▶ **Given material**
▬▬▬
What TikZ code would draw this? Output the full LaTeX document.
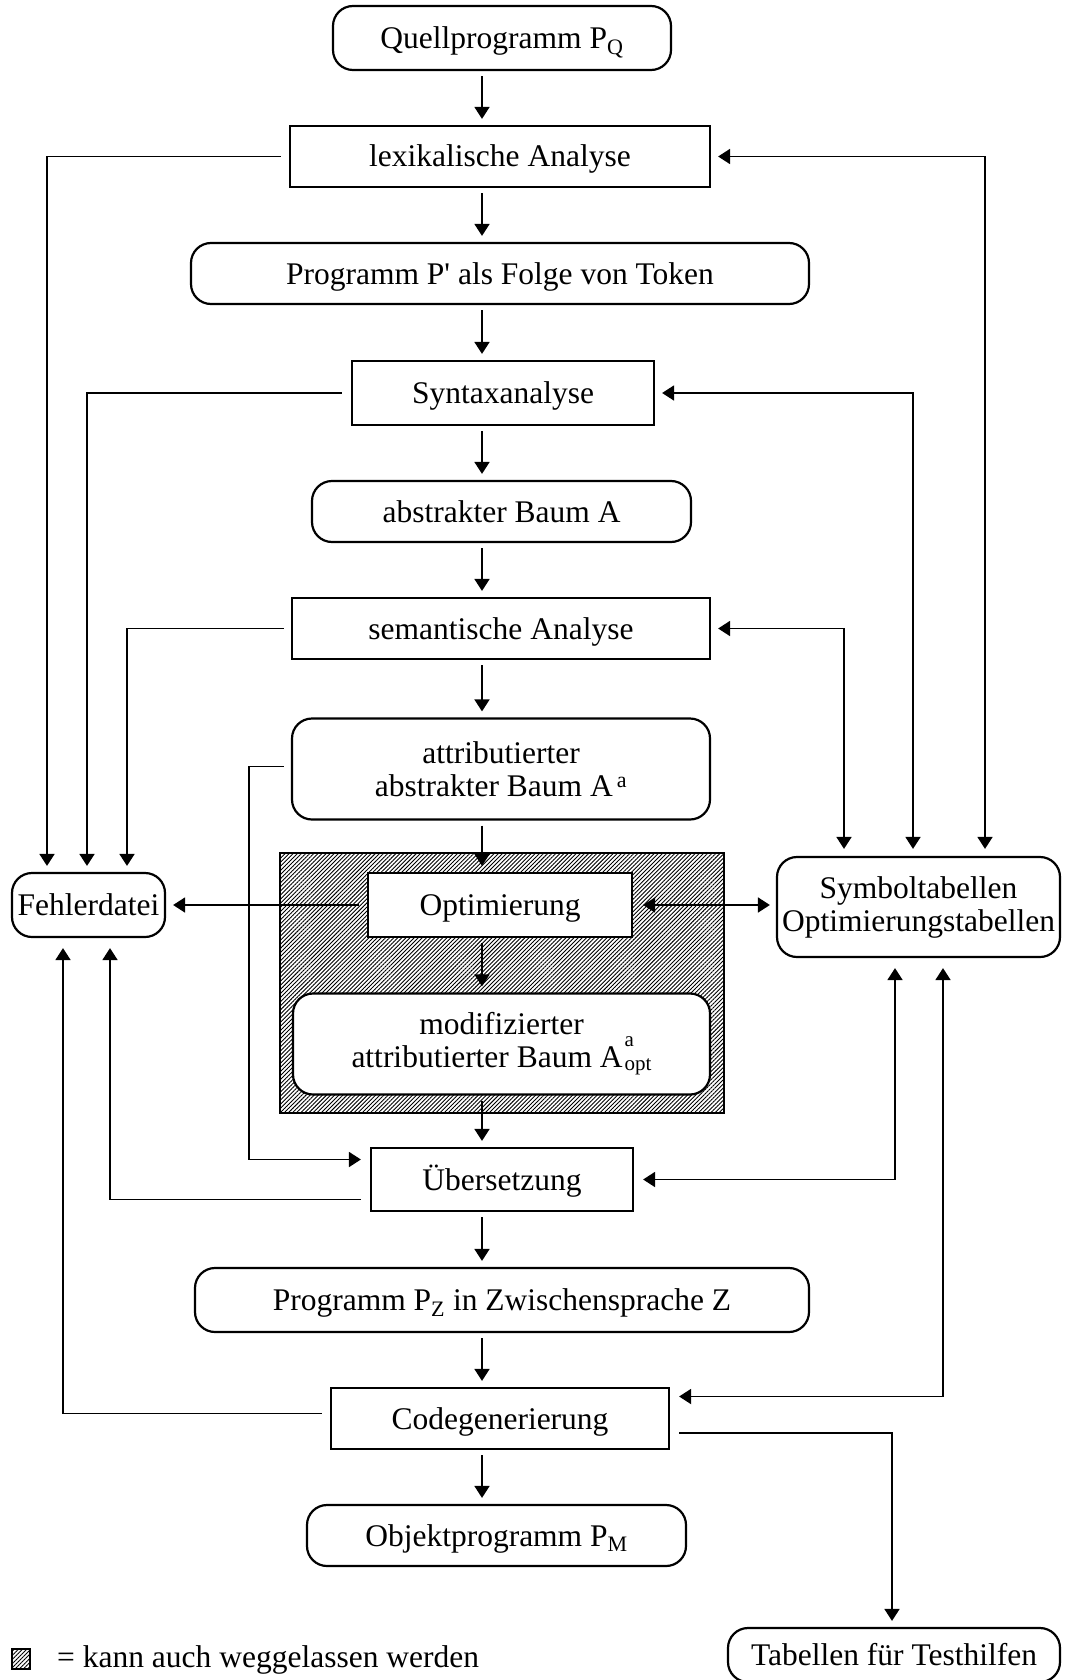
\documentclass[tikz,border=0pt]{standalone}
\usepackage{fontspec}
\setmainfont{Liberation Serif}
\usetikzlibrary{arrows.meta,patterns.meta}
\newcommand\chartfont{\fontsize{31.5}{33}\selectfont}
\newcommand\idxfont{\fontsize{21}{21}\selectfont}
\begin{document}
\begin{tikzpicture}[x=1pt,y=-1pt,
  box/.style={draw, line width=2.2pt, fill=white, inner sep=2pt, align=center, font=\chartfont},
  rbox/.style={box, rounded corners=20pt},
  oneline/.style={text height=21pt, text depth=0pt},
  hatchfill/.style={pattern={Lines[angle=45,distance=2.9pt,line width=0.9pt]}},
  tip/.tip={Triangle[length=12pt,width=15pt]},
  flow/.style={line width=1.8pt, -tip},
  both/.style={line width=1.8pt, tip-tip},
]
\useasboundingbox (0,0) rectangle (1065,1680);

% optional stage (hatched frame), drawn first so the boxes sit on top
\node[draw, line width=2.2pt, hatchfill, minimum width=444pt, minimum height=260pt] (grp) at (502,983) {};

% main column
\node[rbox, oneline, minimum width=338pt, minimum height=64pt] (quell) at (502,38) {Quellprogramm P\textsubscript{Q}};
\node[box,  oneline, minimum width=420pt, minimum height=61pt] (lex)   at (500,156.5) {lexikalische Analyse};
\node[rbox, oneline, minimum width=618pt, minimum height=61pt] (prog)  at (500,273.5) {Programm P\textquotesingle{} als Folge von Token};
\node[box,  oneline, minimum width=302pt, minimum height=64pt] (syn)   at (503,393) {Syntaxanalyse};
\node[rbox, oneline, minimum width=379pt, minimum height=61pt] (abs)   at (501.5,511.5) {abstrakter Baum A};
\node[box,  oneline, minimum width=418pt, minimum height=61pt] (sem)   at (501,628.5) {semantische Analyse};
\node[rbox, minimum width=418pt, minimum height=101pt] (attr) at (501,769) {attributierter\\abstrakter Baum A\kern4pt\textsuperscript{a}};
\node[box,  oneline, minimum width=264pt, minimum height=64pt] (opt)   at (500,905) {Optimierung};
\node[rbox, minimum width=417pt, minimum height=101pt] (mod)  at (501.5,1044) {modifizierter\\attributierter Baum A\kern2pt\rlap{\raisebox{21pt}{\idxfont a}}\raisebox{-3pt}{\idxfont opt}};
\node[box,  oneline, minimum width=262pt, minimum height=63pt] (ueb)   at (502,1179.5) {Übersetzung};
\node[rbox, oneline, minimum width=614pt, minimum height=64pt] (pz)    at (502,1300) {Programm P\textsubscript{Z} in Zwischensprache Z};
\node[box,  oneline, minimum width=338pt, minimum height=61pt] (code)  at (500,1418.5) {Codegenerierung};
\node[rbox, oneline, minimum width=379pt, minimum height=61pt] (obj)   at (496.5,1535.5) {Objektprogramm P\textsubscript{M}};

% side stores
\node[rbox, oneline, minimum width=153pt, minimum height=64pt] (fehl) at (88.5,905) {Fehlerdatei};
\node[rbox, minimum width=283pt, minimum height=100pt] (sym) at (918.5,907) {Symboltabellen\\Optimierungstabellen};
\node[rbox, oneline, minimum width=332pt, minimum height=54pt] (tab) at (894,1655) {Tabellen für Testhilfen};

% legend
\node[draw, line width=1.5pt, hatchfill, minimum width=18pt, minimum height=20pt, inner sep=0pt] (legsq) at (21,1659) {};
\node[anchor=base west, font=\chartfont, inner sep=0pt] (legtxt) at (57,1667) {= kann auch weggelassen werden};

% column positions of the connectors
\coordinate (mx) at (482,0);
\coordinate (fx1) at (47,0);
\coordinate (fx2) at (87,0);
\coordinate (fx3) at (127,0);
\coordinate (fx4) at (63,0);
\coordinate (fx5) at (110,0);
\coordinate (ax) at (249,0);
\coordinate (rx1) at (844,0);
\coordinate (rx2) at (913,0);
\coordinate (rx3) at (985,0);
\coordinate (rx4) at (895,0);
\coordinate (rx5) at (943,0);
\coordinate (rx6) at (892,0);

% main flow
\foreach \a/\b in {quell/lex, lex/prog, prog/syn, syn/abs, abs/sem, sem/attr,
                   attr/opt, opt/mod, mod/ueb, ueb/pz, pz/code, code/obj}
  \draw[flow, shorten <=5pt, shorten >=6pt] (\a.south -| mx) -- (\b.north -| mx);

% error reports
\draw[flow, shorten <=8pt, shorten >=6pt] (lex.west) -| (fehl.north -| fx1);
\draw[flow, shorten <=9pt, shorten >=6pt] (syn.west) -| (fehl.north -| fx2);
\draw[flow, shorten <=7pt, shorten >=6pt] (sem.west) -| (fehl.north -| fx3);
\draw[flow, shorten <=8pt, shorten >=7pt] (opt.west) -- (fehl.east);
\draw[flow, shorten <=9pt, shorten >=10pt] ([yshift=-20pt]ueb.west) -| (fehl.south -| fx5);
\draw[flow, shorten <=8pt, shorten >=10pt] ([yshift=5pt]code.west) -| (fehl.south -| fx4);

% bypass of the optimisation stage
\draw[flow, shorten <=7pt, shorten >=9pt] ([yshift=2.5pt]attr.west) -- ([yshift=2.5pt]attr.west -| ax) |- ([yshift=20pt]ueb.west);

% table access
\draw[both, shorten <=7pt, shorten >=7pt] (lex.east) -| (sym.north -| rx3);
\draw[both, shorten <=7pt, shorten >=7pt] (syn.east) -| (sym.north -| rx2);
\draw[both, shorten <=7pt, shorten >=7pt] (sem.east) -| (sym.north -| rx1);
\draw[both, shorten <=10pt, shorten >=6pt] (opt.east) -- (opt.east -| sym.west);
\draw[both, shorten <=9pt, shorten >=10pt] (ueb.east) -| (sym.south -| rx4);
\draw[both, shorten <=9pt, shorten >=10pt] ([yshift=22pt]code.east) -| (sym.south -| rx5);
\draw[flow, shorten <=9pt, shorten >=6pt] ([yshift=-14.5pt]code.east) -| (tab.north -| rx6);
\end{tikzpicture}
\end{document}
▬▬▬
▶ **Aim of the exercise**
Go from the first line of the data above to the line containing "(0,0) rectangle (1065,1680);" and retype exactly those lines, both included, but none of the pictures.

▶ **Finished task**
What TikZ code would draw this? Output the full LaTeX document.
\documentclass[tikz,border=0pt]{standalone}
\usepackage{fontspec}
\setmainfont{Liberation Serif}
\usetikzlibrary{arrows.meta,patterns.meta}
\newcommand\chartfont{\fontsize{31.5}{33}\selectfont}
\newcommand\idxfont{\fontsize{21}{21}\selectfont}
\begin{document}
\begin{tikzpicture}[x=1pt,y=-1pt,
  box/.style={draw, line width=2.2pt, fill=white, inner sep=2pt, align=center, font=\chartfont},
  rbox/.style={box, rounded corners=20pt},
  oneline/.style={text height=21pt, text depth=0pt},
  hatchfill/.style={pattern={Lines[angle=45,distance=2.9pt,line width=0.9pt]}},
  tip/.tip={Triangle[length=12pt,width=15pt]},
  flow/.style={line width=1.8pt, -tip},
  both/.style={line width=1.8pt, tip-tip},
]
\useasboundingbox (0,0) rectangle (1065,1680);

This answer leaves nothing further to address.